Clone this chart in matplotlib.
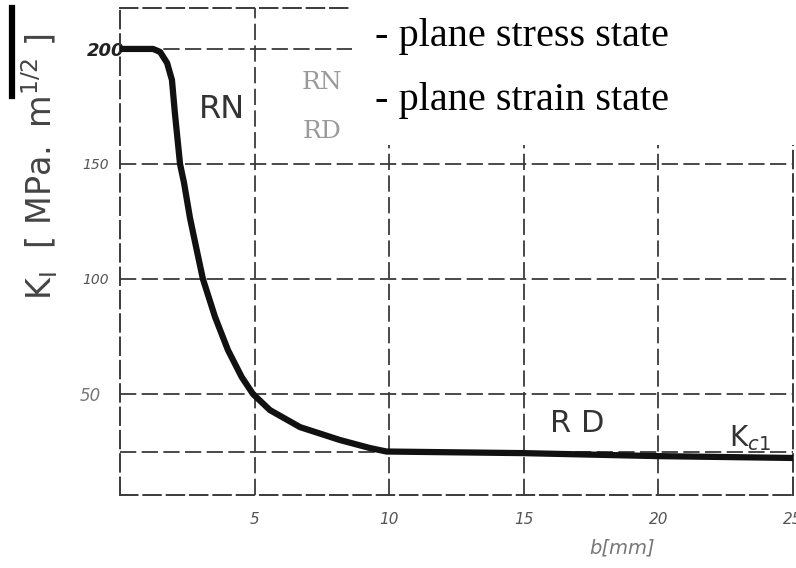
import matplotlib
matplotlib.use("Agg")
import matplotlib.pyplot as plt
from matplotlib.patches import Rectangle
from matplotlib.lines import Line2D
import matplotlib.transforms as mtransforms

# data
b_mm = [0, 1.23, 1.49, 1.75, 1.93, 2.04, 2.23, 2.38, 2.6, 2.85, 3.08, 3.53, 4.01,
        4.52, 4.94, 5.57, 6.69, 8.17, 9.29, 9.9, 15, 20, 25]
k_vals = [200, 200, 198.7, 193.9, 186.5, 172, 150, 141.7, 126.5, 112.6, 100, 83.5, 69.1,
          57.4, 50, 43, 35.6, 30, 26.5, 25, 24.3, 23.0, 22.2]
x_ticks = [5, 10, 15, 20, 25]
x_tick_labels = ["5", "10", "15", "20", "25"]
y_ticks = [50, 100, 150, 200]
y_tick_labels = ["50", "100", "150", "200"]
h_grid = [25, 50, 100, 150, 200]
v_grid = [5, 10, 15, 20]
legend_lines = ["- plane stress state", "- plane strain state"]

W, H = 796, 568
fig = plt.figure(figsize=(W / 100, H / 100), dpi=100)
fig.patch.set_facecolor("white")

def fx(px):
    return px / W

def fy(py):
    return 1 - py / H

ax = fig.add_axes([fx(120), fy(495), fx(793) - fx(120), fy(8) - fy(495)])
ax.set_xlim(0, 25)
ax.set_ylim(6.1, 217.8)

dash = (0, (9, 3))
gcol = "#3a3a3a"
for yv in h_grid:
    ax.axhline(yv, color=gcol, lw=1.3, linestyle=dash, zorder=1)
for xv in v_grid:
    ax.axvline(xv, color=gcol, lw=1.3, linestyle=dash, zorder=1)
for s in ax.spines.values():
    s.set_color(gcol)
    s.set_linewidth(1.4)
    s.set_linestyle(dash)

ax.plot(b_mm, k_vals, color="#111111", lw=4.5, solid_capstyle="round",
        solid_joinstyle="round", zorder=3)

ax.set_xticks(x_ticks)
ax.set_xticklabels(x_tick_labels, fontsize=11, color="#555555", style="italic")
ax.set_yticks(y_ticks)
ax.set_yticklabels(y_tick_labels, fontsize=10, color="#555555", style="italic")
ax.tick_params(axis="both", length=0)
ax.tick_params(axis="x", pad=12)
ax.tick_params(axis="y", pad=8)
for lab in ax.get_yticklabels():
    if lab.get_text() == "200":
        lab.set_fontweight("bold")
        lab.set_fontsize(13)
        lab.set_color("#222222")
        lab.set_transform(lab.get_transform() +
                          mtransforms.ScaledTranslation(11 / 72, 0, fig.dpi_scale_trans))
    if lab.get_text() == "50":
        lab.set_fontsize(12)
        lab.set_color("#777777")
        lab.set_transform(lab.get_transform() +
                          mtransforms.ScaledTranslation(-6 / 72, 0, fig.dpi_scale_trans))

ax.set_xlabel("b[mm]", fontsize=14, color="#777777", style="italic", labelpad=0)
ax.xaxis.set_label_coords(0.746, -0.09)

fig.text(fx(40), fy(167), r"$\mathrm{K_{I}\ \ [\ MPa.\ m^{1/2}\ ]}$", rotation=90,
         fontsize=24, color="#444444", ha="center", va="center")

# region labels
ax.text(3.79, 173.5, "RN", fontsize=23, color="#333333", ha="center", va="center")
ax.text(7.5, 185.2, "RN", fontsize=18, color="#9a9a9a", ha="center", va="center", family="DejaVu Serif")
ax.text(7.5, 164.3, "RD", fontsize=18, color="#9a9a9a", ha="center", va="center", family="DejaVu Serif")
ax.text(17.0, 37, "R D", fontsize=22, color="#333333", ha="center", va="center")
ax.text(23.4, 31, r"K$_{c1}$", fontsize=20, color="#333333", ha="center", va="center")

# white legend box
fig.add_artist(Rectangle((fx(352), fy(145)), 1 - fx(352), fy(0) - fy(145),
                         transform=fig.transFigure, facecolor="white",
                         edgecolor="none", zorder=10))
fig.text(fx(375), fy(46), legend_lines[0], fontsize=29, family="Liberation Serif",
         color="black", ha="left", va="baseline", zorder=11)
fig.text(fx(375), fy(110), legend_lines[1], fontsize=29, family="Liberation Serif",
         color="black", ha="left", va="baseline", zorder=11)

# scan artifact at left edge
fig.add_artist(Line2D([fx(12), fx(12)], [fy(8), fy(96)], transform=fig.transFigure,
                      color="black", lw=4.5))

fig.savefig("out.png", dpi=100, facecolor="white")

+ + + + + + +

Set problem
Leave out all pictures, then copy the remaining material exactly.

Result below
Clone this chart in matplotlib.
import matplotlib
matplotlib.use("Agg")
import matplotlib.pyplot as plt
from matplotlib.patches import Rectangle
from matplotlib.lines import Line2D
import matplotlib.transforms as mtransforms

# data
b_mm = [0, 1.23, 1.49, 1.75, 1.93, 2.04, 2.23, 2.38, 2.6, 2.85, 3.08, 3.53, 4.01,
        4.52, 4.94, 5.57, 6.69, 8.17, 9.29, 9.9, 15, 20, 25]
k_vals = [200, 200, 198.7, 193.9, 186.5, 172, 150, 141.7, 126.5, 112.6, 100, 83.5, 69.1,
          57.4, 50, 43, 35.6, 30, 26.5, 25, 24.3, 23.0, 22.2]
x_ticks = [5, 10, 15, 20, 25]
x_tick_labels = ["5", "10", "15", "20", "25"]
y_ticks = [50, 100, 150, 200]
y_tick_labels = ["50", "100", "150", "200"]
h_grid = [25, 50, 100, 150, 200]
v_grid = [5, 10, 15, 20]
legend_lines = ["- plane stress state", "- plane strain state"]

W, H = 796, 568
fig = plt.figure(figsize=(W / 100, H / 100), dpi=100)
fig.patch.set_facecolor("white")

def fx(px):
    return px / W

def fy(py):
    return 1 - py / H

ax = fig.add_axes([fx(120), fy(495), fx(793) - fx(120), fy(8) - fy(495)])
ax.set_xlim(0, 25)
ax.set_ylim(6.1, 217.8)

dash = (0, (9, 3))
gcol = "#3a3a3a"
for yv in h_grid:
    ax.axhline(yv, color=gcol, lw=1.3, linestyle=dash, zorder=1)
for xv in v_grid:
    ax.axvline(xv, color=gcol, lw=1.3, linestyle=dash, zorder=1)
for s in ax.spines.values():
    s.set_color(gcol)
    s.set_linewidth(1.4)
    s.set_linestyle(dash)

ax.plot(b_mm, k_vals, color="#111111", lw=4.5, solid_capstyle="round",
        solid_joinstyle="round", zorder=3)

ax.set_xticks(x_ticks)
ax.set_xticklabels(x_tick_labels, fontsize=11, color="#555555", style="italic")
ax.set_yticks(y_ticks)
ax.set_yticklabels(y_tick_labels, fontsize=10, color="#555555", style="italic")
ax.tick_params(axis="both", length=0)
ax.tick_params(axis="x", pad=12)
ax.tick_params(axis="y", pad=8)
for lab in ax.get_yticklabels():
    if lab.get_text() == "200":
        lab.set_fontweight("bold")
        lab.set_fontsize(13)
        lab.set_color("#222222")
        lab.set_transform(lab.get_transform() +
                          mtransforms.ScaledTranslation(11 / 72, 0, fig.dpi_scale_trans))
    if lab.get_text() == "50":
        lab.set_fontsize(12)
        lab.set_color("#777777")
        lab.set_transform(lab.get_transform() +
                          mtransforms.ScaledTranslation(-6 / 72, 0, fig.dpi_scale_trans))

ax.set_xlabel("b[mm]", fontsize=14, color="#777777", style="italic", labelpad=0)
ax.xaxis.set_label_coords(0.746, -0.09)

fig.text(fx(40), fy(167), r"$\mathrm{K_{I}\ \ [\ MPa.\ m^{1/2}\ ]}$", rotation=90,
         fontsize=24, color="#444444", ha="center", va="center")

# region labels
ax.text(3.79, 173.5, "RN", fontsize=23, color="#333333", ha="center", va="center")
ax.text(7.5, 185.2, "RN", fontsize=18, color="#9a9a9a", ha="center", va="center", family="DejaVu Serif")
ax.text(7.5, 164.3, "RD", fontsize=18, color="#9a9a9a", ha="center", va="center", family="DejaVu Serif")
ax.text(17.0, 37, "R D", fontsize=22, color="#333333", ha="center", va="center")
ax.text(23.4, 31, r"K$_{c1}$", fontsize=20, color="#333333", ha="center", va="center")

# white legend box
fig.add_artist(Rectangle((fx(352), fy(145)), 1 - fx(352), fy(0) - fy(145),
                         transform=fig.transFigure, facecolor="white",
                         edgecolor="none", zorder=10))
fig.text(fx(375), fy(46), legend_lines[0], fontsize=29, family="Liberation Serif",
         color="black", ha="left", va="baseline", zorder=11)
fig.text(fx(375), fy(110), legend_lines[1], fontsize=29, family="Liberation Serif",
         color="black", ha="left", va="baseline", zorder=11)

# scan artifact at left edge
fig.add_artist(Line2D([fx(12), fx(12)], [fy(8), fy(96)], transform=fig.transFigure,
                      color="black", lw=4.5))

fig.savefig("out.png", dpi=100, facecolor="white")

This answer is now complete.